Monday’s convictions do not end Richins’ legal troubles. Sentencing is set for May 13, the date Eric Richins would have turned 44. The aggravated murder count alone carries a sentence of 25 years to life in prison. KPCW reported that Richins was convicted on all five counts in this trial, and prosecutors have separately said she still faces additional financial crime charges in another case. Those accusations include allegations of mortgage fraud, money laundering, forgery, bad checks and other misconduct tied to her business dealings, though they were not decided by Monday’s verdict. For now, the murder conviction is the most important legal step in the case, and the next hearing will focus on punishment. It may also be the next time the victim’s family and Richins’ supporters address the court in detail. Eric Richins’ sister, Amy Richins, said after the verdict that the family felt shock and relief after the long wait for trial. She said they could now focus on honoring her brother and supporting his sons.
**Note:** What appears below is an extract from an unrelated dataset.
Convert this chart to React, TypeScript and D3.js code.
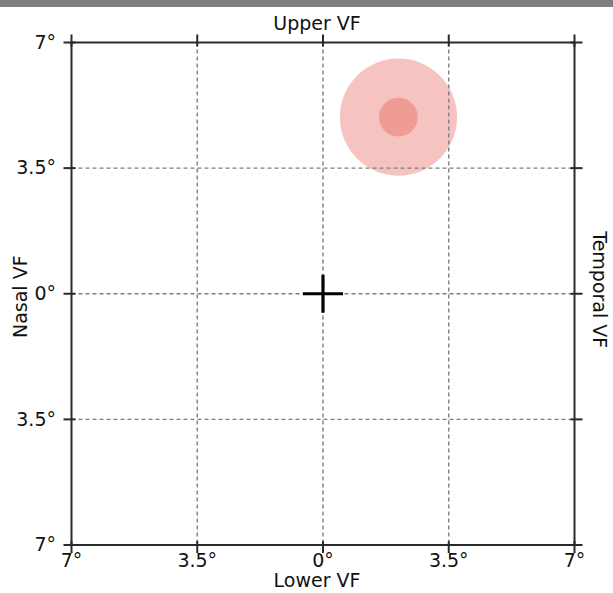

The courtroom reaction showed how personal and painful the case has remained four years after Eric Richins died. Bloodworth replayed part of Richins’ 911 call during closing arguments and told jurors it was not the sound of a new widow but of “a wife becoming a black widow,” one of the trial’s sharpest lines. Lewis pushed back, saying prosecutors had taken scattered facts and twisted them into a story of guilt. “If you look at those facts another way, you see a widow,” she said. Outside the legal arguments, the human weight of the case was hard to miss. The Richins family sat through weeks of testimony about their son, brother and father. Richins, a mother of three, sat beside her lawyers as the verdict was read in a courtroom packed with reporters and observers. By Monday night, the basic question that had driven the case since 2023 had been answered by the jury: they believed the death of Eric Richins was not a hidden overdose or a mystery, but a deliberate killing carried out inside his own home.
Richins remains in custody as the case moves to sentencing on May 13. Where things stand now is clear: a Summit County jury has convicted her of murder and related crimes, and the next milestone is the punishment phase in court.
Author note: Last updated March 16, 2026.